Date – 14.10.23 – 31.12.23
Venue – Gallery 1, Ground Floor, Emami Art
About IMAGINARIUM Open Call
IMAGINARIUM 3.0 is the third edition of Emami Art’s Annual Open Call for degree final-year students and young artists who completed post-graduation within the last three years (between 22 to 35 years of age) and self-taught artists (35 years and below as of 30th April 2023). Emami Art actively supports and promotes talented artists across India. Our annual awards, exhibition and residency programmes have provided support, mentorship and a platform for discourse to emerging artists since 2020. An invited panel of eminent jurors selected ten artists for the exhibition and awards, out of which the first three winners will be awarded INR 2.0 Lakh for the first awardee, INR 1.5 Lakh for the second awardee and INR 1.0 Lakh for the third awardee on the opening day of the exhibition.
About IMAGINARIUM 3.0
IMAGINARIUM 3.0 showcases an eclectic selection of works across mediums, styles and forms. The diverse and rich collection of works in the show is an interwoven mesh of strong contemporary imaginations through meaningful expansion and a great sense of innovation. The participating artists Ushnish Mukhopadhyay (First Awardee), Aritra Majumder (Second Awardee), Richa Arya (Third Awardee), Ahalya Rajendran, Ali Nakbhi, Deepak Kumar, Saroj Kumar Badatya, Sheshadev Sagria, Sumon Mondal, Swapna Halder meticulously explore their medium and showcase their most recent works.
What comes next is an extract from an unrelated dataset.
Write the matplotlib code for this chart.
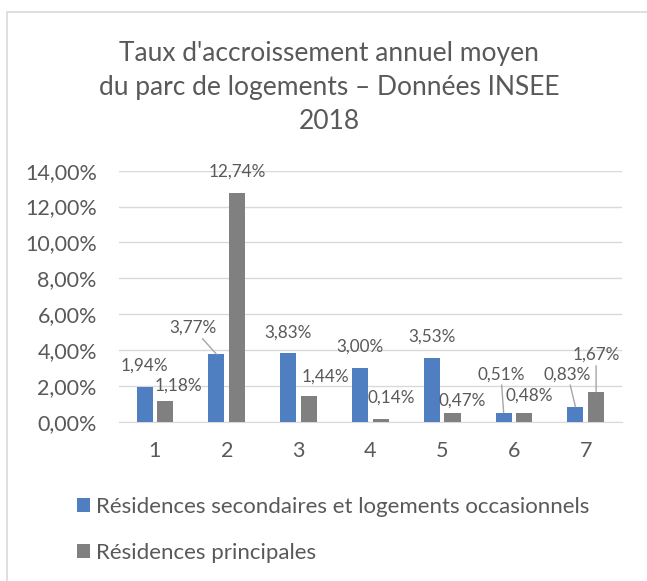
import matplotlib
matplotlib.use('Agg')
import matplotlib.pyplot as plt
import numpy as np
from matplotlib.patches import Rectangle

# Données
categories = ['1', '2', '3', '4', '5', '6', '7']
secondaires = [1.94, 3.77, 3.83, 3.00, 3.53, 0.51, 0.83]
principales = [1.18, 12.74, 1.44, 0.14, 0.47, 0.48, 1.67]
series_names = ['Résidences secondaires et logements occasionnels', 'Résidences principales']
titre = "Taux d'accroissement annuel moyen\ndu parc de logements – Données INSEE\n2018"

# Mise en page des étiquettes (placées à la main comme dans Excel)
pos_sec = [(0.859, 3.11), (1.528, 5.23), (2.854, 4.98), (3.857, 4.18), (4.859, 4.76), (5.818, 2.65), (6.747, 2.65)]
pos_pri = [(1.331, 1.99), (2.143, 13.95), (3.369, 2.51), (4.285, 1.33), (5.284, 1.19), (6.217, 1.43), (7.143, 3.72)]
leader_sec = [False, True, False, False, False, True, True]
leader_pri = [False, False, False, False, False, False, True]

BLEU = '#4f7fc0'
GRIS = '#808080'
TEXTE = '#595959'
GRILLE = '#d9d9d9'

plt.rcParams['font.family'] = ['Lato', 'DejaVu Sans']

fig = plt.figure(figsize=(6.47, 5.81), dpi=100)
ax = fig.add_axes([119/647, 1 - 421.7/581, 502.7/647, (421.7 - 170.7)/581])

x = np.arange(1, len(categories) + 1)
larg = 0.223
dec = 0.144
b1 = ax.bar(x - dec, secondaires, larg, color=BLEU, zorder=3, label=series_names[0])
b2 = ax.bar(x + dec, principales, larg, color=GRIS, zorder=3, label=series_names[1])

def fmt(v):
    return f'{v:.2f}'.replace('.', ',') + '%'

def etiquettes(xs, vals, pos, leaders):
    for xi, v, p, lead in zip(xs, vals, pos, leaders):
        if lead:
            ax.annotate(fmt(v), xy=(xi, v), xytext=p, ha='center', va='center',
                        fontsize=12.3, color=TEXTE, zorder=4,
                        arrowprops=dict(arrowstyle='-', color='#a6a6a6', lw=1,
                                        shrinkA=0, shrinkB=0))
        else:
            ax.text(p[0], p[1], fmt(v), ha='center', va='center',
                    fontsize=12.3, color=TEXTE, zorder=4)

etiquettes(x - dec, secondaires, pos_sec, leader_sec)
etiquettes(x + dec, principales, pos_pri, leader_pri)

ax.set_xlim(0.5, 7.5)
ax.set_ylim(0, 14)
ax.set_yticks(np.arange(0, 15, 2))
ax.set_yticklabels([fmt(v) for v in np.arange(0, 15, 2)])
ax.set_xticks(x)
ax.set_xticklabels(categories)
ax.tick_params(axis='both', length=0, labelsize=15.5, colors=TEXTE)
ax.tick_params(axis='y', pad=16)
ax.tick_params(axis='x', pad=14)
ax.grid(axis='y', color=GRILLE, lw=1, zorder=0)
for s in ['left', 'right', 'top']:
    ax.spines[s].set_visible(False)
ax.spines['bottom'].set_color(GRILLE)
ax.spines['bottom'].set_zorder(2)

fig.text(329/647, 1 - 87/581, titre, ha='center', va='center', fontsize=19,
         color=TEXTE, linespacing=1.45)

fig.legend(handles=[b1, b2], loc='center left', bbox_to_anchor=(57/647, 1 - 530/581),
           frameon=False, fontsize=16, handlelength=0.6, handleheight=0.6,
           handletextpad=0.25, labelspacing=1.15, labelcolor=TEXTE)

# cadre du graphique
fig.patches.append(Rectangle((7/647, -0.1), 2, 1 - 12/581 + 0.1, transform=fig.transFigure,
                             fill=False, edgecolor=GRILLE, lw=1.2))

fig.savefig('out.png', dpi=100)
Ushnish Mukhopadhyay’s works range from drawings to animated videos with sound to sculptural installations with electric circuits, following an archival logic of citation to explore the dark, violent and morbid perceptions of the phenomenon of death and its imaginative possibilities. Aritra Majumder makes his grids by maintaining a particular geometric format layer after layer and revealing a free-flowing visual, the balance between these two harmonies developing in a manner that traces the existence through splatters, marks, and stains in modern and urban sophistication. Richa Arya’s practice is an attempt at a visual articulation of women and vulnerable voices from the margins broadly dealing with gender-based inequalities, patriarchy, and questions in and around the female agency in the light of religious and moral conservatism. Being born and raised in a farming family, Ahalya Rajendran’s paintings narrate the innocent experiences that combine with the most intimate memories of her village. Ali Nakhbi’s visualisation comes from his interaction with his surroundings and the relation between the state of his mind and the state of the environment. Through his art practice, Deepak Kumar explores the consequences of uncontrolled urbanisation and its effects on ecological health and diversity. Saroj Kumar Badatya traces the changes in abandoned places through his woodcut works. He uses both the print and the block as layers of his process. The composition and angles allude to the changing land in multiple ways. Sheshadev Sagria’s works speculate an alternative body and narrate an alternative world of marginalised people. Different philosophies of ‘alienation’ have been crucial for his practice to examine and articulate some of these complexities. Sumon Mondal explores the idea of crowds through various materials and methods, articulating its diversity and characteristics on multiple levels. Swapna Halder’s artworks are powerful, personalised expressions of vulnerabilities. They admit weakness, memory, pain and anxiety in the most captivating ways.